25 de abril de 2020

Los recuerdos en polvo (Cuaderno de cuarentena, 5)

De la ilustración: © Marc Pallarès.
A veces, el presente nace en la última catástrofe: cuando una línea de sombra separa nuestro tiempo del que ha de quedar atrás. Ayer, en la edad de la inocencia, “mirábamos al futuro, o cuando menos a las siguientes cinco o seis horas, y no nos sentíamos demasiado perseguidos por nuestros fantasmas, que compartíamos”. Creíamos que seguiríamos siendo los de siempre, que no cambiaríamos o no lo suficiente como para dejar de vernos o al menos de llamarnos, y que en ese mundo que se abría como una flor para nosotros permaneceríamos cerca a pesar de estar lejos.

Pero entonces llegó esa noche de mayo —noche de fiesta, noche fatídica— para cambiarlo todo y revelarnos que a veces “la vida sigue caminos que no existen hasta que los tomas”. Una explosión interpuso entre el pasado y el futuro una herida que no iba a cerrarse y una línea de escombros. Todos los planes se perdieron en la oscura espalda del tiempo y nosotros descubrimos, trágicamente, hasta qué punto es verdad que un antes y un después nunca se sueldan.

Al principio, no supimos cómo volver la mirada al agujero negro que lo engulló todo, salvo los fantasmas. El edificio en ruinas “era un fantasma sin sábana” que “no se dejaba mirar fácilmente, quizá porque aprender a lidiar con espectros requiere aprendizaje”, como nos enseñó Shakespeare. Por eso sentimos la tentación de vivir “en la convicción de que el pasado no había pasado, o había pasado hacía tanto tiempo que solo era un color amarillo en las esquinas de las hojas del tiempo”. Al cabo, sin embargo, nos dimos cuenta de que si nosotros no nos hacemos cargo del pasado, el pasado nos deshace.

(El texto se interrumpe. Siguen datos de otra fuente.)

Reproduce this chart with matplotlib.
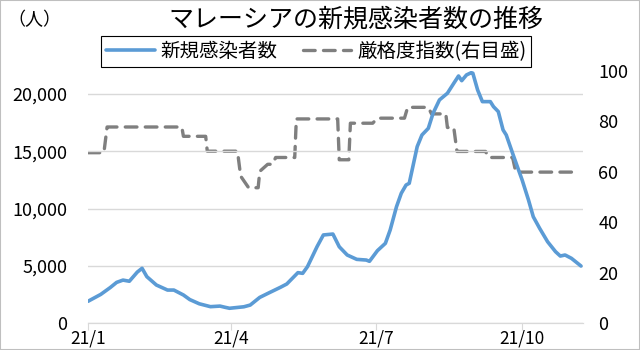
import pandas as pd
import matplotlib.pyplot as plt
from matplotlib.patches import Rectangle

plt.rcParams['font.family'] = ['Noto Sans CJK JP', 'DejaVu Sans']

# new cases (7-day average)
case_dates = ['2021-01-01', '2021-01-09', '2021-01-15', '2021-01-19', '2021-01-23', '2021-01-27',
              '2021-02-01', '2021-02-04', '2021-02-07', '2021-02-13', '2021-02-20', '2021-02-24',
              '2021-03-02', '2021-03-06', '2021-03-12', '2021-03-19', '2021-03-25', '2021-03-28',
              '2021-03-31', '2021-04-09', '2021-04-13', '2021-04-19', '2021-04-25', '2021-05-02',
              '2021-05-06', '2021-05-13', '2021-05-16', '2021-05-19', '2021-05-25', '2021-05-29',
              '2021-06-04', '2021-06-08', '2021-06-13', '2021-06-19', '2021-06-25', '2021-06-27',
              '2021-07-02', '2021-07-07', '2021-07-10', '2021-07-14', '2021-07-17', '2021-07-20',
              '2021-07-22', '2021-07-27', '2021-07-30', '2021-08-03', '2021-08-06', '2021-08-10',
              '2021-08-15', '2021-08-19', '2021-08-22', '2021-08-24', '2021-08-27', '2021-08-30',
              '2021-08-31', '2021-09-03', '2021-09-06', '2021-09-11', '2021-09-13', '2021-09-16',
              '2021-09-19', '2021-09-21', '2021-09-25', '2021-09-28', '2021-10-01', '2021-10-05',
              '2021-10-08', '2021-10-12', '2021-10-17', '2021-10-22', '2021-10-25', '2021-10-28',
              '2021-11-01', '2021-11-07']
cases = [1900, 2500, 3100, 3550, 3750, 3650,
         4450, 4780, 4050, 3320, 2880, 2880,
         2450, 2050, 1680, 1430, 1480, 1380,
         1290, 1420, 1570, 2240, 2650, 3120,
         3410, 4400, 4340, 4920, 6660, 7690,
         7770, 6660, 5940, 5560, 5500, 5390,
         6320, 6960, 8120, 10160, 11330, 12050,
         12200, 15400, 16420, 17000, 18320, 19480,
         20060, 20930, 21570, 21160, 21660, 21860,
         21810, 20350, 19330, 19330, 18890, 18460,
         16860, 16420, 14820, 13650, 12490, 10740,
         9280, 8270, 7100, 6230, 5850, 5940,
         5650, 4980]

# stringency index (right axis)
idx_dates = ['2021-01-01', '2021-01-11', '2021-01-13', '2021-03-01', '2021-03-02', '2021-03-16',
             '2021-03-17', '2021-04-05', '2021-04-07', '2021-04-12', '2021-04-18', '2021-04-19',
             '2021-04-24', '2021-04-27', '2021-04-29', '2021-05-11', '2021-05-12', '2021-06-07',
             '2021-06-08', '2021-06-14', '2021-06-15', '2021-06-29', '2021-07-02', '2021-07-19',
             '2021-07-21', '2021-08-03', '2021-08-05', '2021-08-14', '2021-08-15', '2021-08-19',
             '2021-08-21', '2021-09-08', '2021-09-10', '2021-09-25', '2021-09-27', '2021-11-01']
stringency = [67.6, 67.6, 77.8, 77.8, 74.1, 74.1,
              68.2, 68.2, 58.3, 53.7, 53.7, 60.2,
              63.0, 63.0, 65.7, 65.7, 81.0, 81.0,
              64.8, 64.8, 79.3, 79.3, 81.3, 81.3,
              85.6, 85.6, 83.0, 83.0, 77.6, 77.6,
              68.1, 68.1, 65.7, 65.7, 59.9, 59.9]

tick_dates = ['2021-01-01', '2021-04-01', '2021-07-01', '2021-10-01']
tick_labels = ['21/1', '21/4', '21/7', '21/10']

fig = plt.figure(figsize=(6.4, 3.5), dpi=100)
ax = fig.add_axes([0.1375, 0.077, 0.7735, 0.72])
ax2 = ax.twinx()

l1, = ax.plot(pd.to_datetime(case_dates), cases, color='#5b9bd5', lw=2.6,
              solid_capstyle='round', solid_joinstyle='round', zorder=3)
l2, = ax2.plot(pd.to_datetime(idx_dates), stringency, color='#7f7f7f', lw=2.4,
               linestyle=(0, (3.5, 2.5)), dash_capstyle='round')
ax.set_zorder(ax2.get_zorder() + 1)
ax.patch.set_visible(False)

ax.set_xlim(pd.Timestamp('2021-01-01'), pd.Timestamp('2021-11-08 07:00'))
ax.set_ylim(0, 22000)
ax2.set_ylim(0, 100)

ax.set_yticks([0, 5000, 10000, 15000, 20000])
ax.set_yticklabels(['0', '5,000', '10,000', '15,000', '20,000'])
ax2.set_yticks([0, 20, 40, 60, 80, 100])
ax.set_xticks(pd.to_datetime(tick_dates))
ax.set_xticklabels(tick_labels)

ax.grid(axis='y', color='#d9d9d9', lw=1)
ax.set_axisbelow(True)
for a in (ax, ax2):
    for s in ('top', 'left', 'right'):
        a.spines[s].set_visible(False)
    a.spines['bottom'].set_color('#d9d9d9')
ax.tick_params(axis='y', length=0, pad=15, labelsize=13)
ax2.tick_params(axis='y', length=0, pad=11, labelsize=13)
ax.tick_params(axis='x', length=5, color='#d9d9d9', pad=0, labelsize=12.5)

fig.text(0.012, 0.943, '（人）', fontsize=13, va='center', ha='left')
fig.text(0.556, 0.943, 'マレーシアの新規感染者数の推移', fontsize=18, va='center', ha='center')

leg = fig.legend([l1, l2], ['新規感染者数', '厳格度指数(右目盛)'], loc='center',
                 bbox_to_anchor=(0.494, 0.853), ncol=2, fontsize=14, frameon=True,
                 fancybox=False, framealpha=1, edgecolor='black', handlelength=2.5,
                 handletextpad=0.3, columnspacing=1.3, borderpad=0.25)
leg.get_frame().set_linewidth(0.8)

fig.patches.append(Rectangle((0, 0), 1, 1, transform=fig.transFigure, fill=False,
                             edgecolor='#bfbfbf', lw=1.5))

fig.savefig('out.png', dpi=100)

El padre de Emma pisó un cedé mientras caminaba entre los cascotes, y adivinó “no una historia sino infinitas historias humanas en aquel objeto, que habría hecho bailar a muchísimas personas, alegrándolas y haciéndoles creer que la vida estaba por depararles aún miles de momentos de felicidad”. Para Violette, la doctora que acudió al lugar tras el accidente, “la tragedia puso a prueba la profundidad de la noche, capaz de alargarse años”. La hermana de Luca percibió cómo se resquebrajaba su familia y, desesperadamente, cometió el peor error de su vida. Y Hannah, la quiosquera, conservó la llave del piso, aun sabiendo que “es una llave muerta, que no abre ninguna puerta, salvo la del recuerdo”.

Cuando llegó el momento de rememorar, sentimos el dolor de pensar que podría haber ocurrido de otro modo, que debía haberlo hecho, y que “a veces en la vida todo ocurre o deja de hacerlo por muy poco”. Un poco que “puede ser un minuto, unos metros, un cambio de idea repentino”, apenas una insignificancia que no obstante decide si formas parte de los hundidos o los salvados. Pero esos pensamientos demoraban nuestro viaje al fin de la noche. “Hay hechos que admiten solo un número de vueltas de tuerca, y si les das más de la cuenta, empiezan a carcomerte y el pensamiento deriva en laberinto”.

Para escapar de él, tuvimos que aprender a recordar para imaginar de nuevo, a rebobinar con prudencia, y a dejar de intentar presionar constantemente el fast forward. Teníamos que hallar un justo equilibrio entre nosotros y el tiempo y, por fin, escribir la historia y escribir el trauma, para salir de ese día en que todo se redujo a nada, “lo entero se convirtió en roto, lo grande en minúsculo, lo pequeño en inexistente, lo importante en pérdida, los recuerdos en polvo, el futuro en pasado”.


Todas las citas —y con ellas toda mi admiración— pertenecen a la última novela de Juan Tallón: Rewind. Una oscura, preciosa gema en la que abismarse.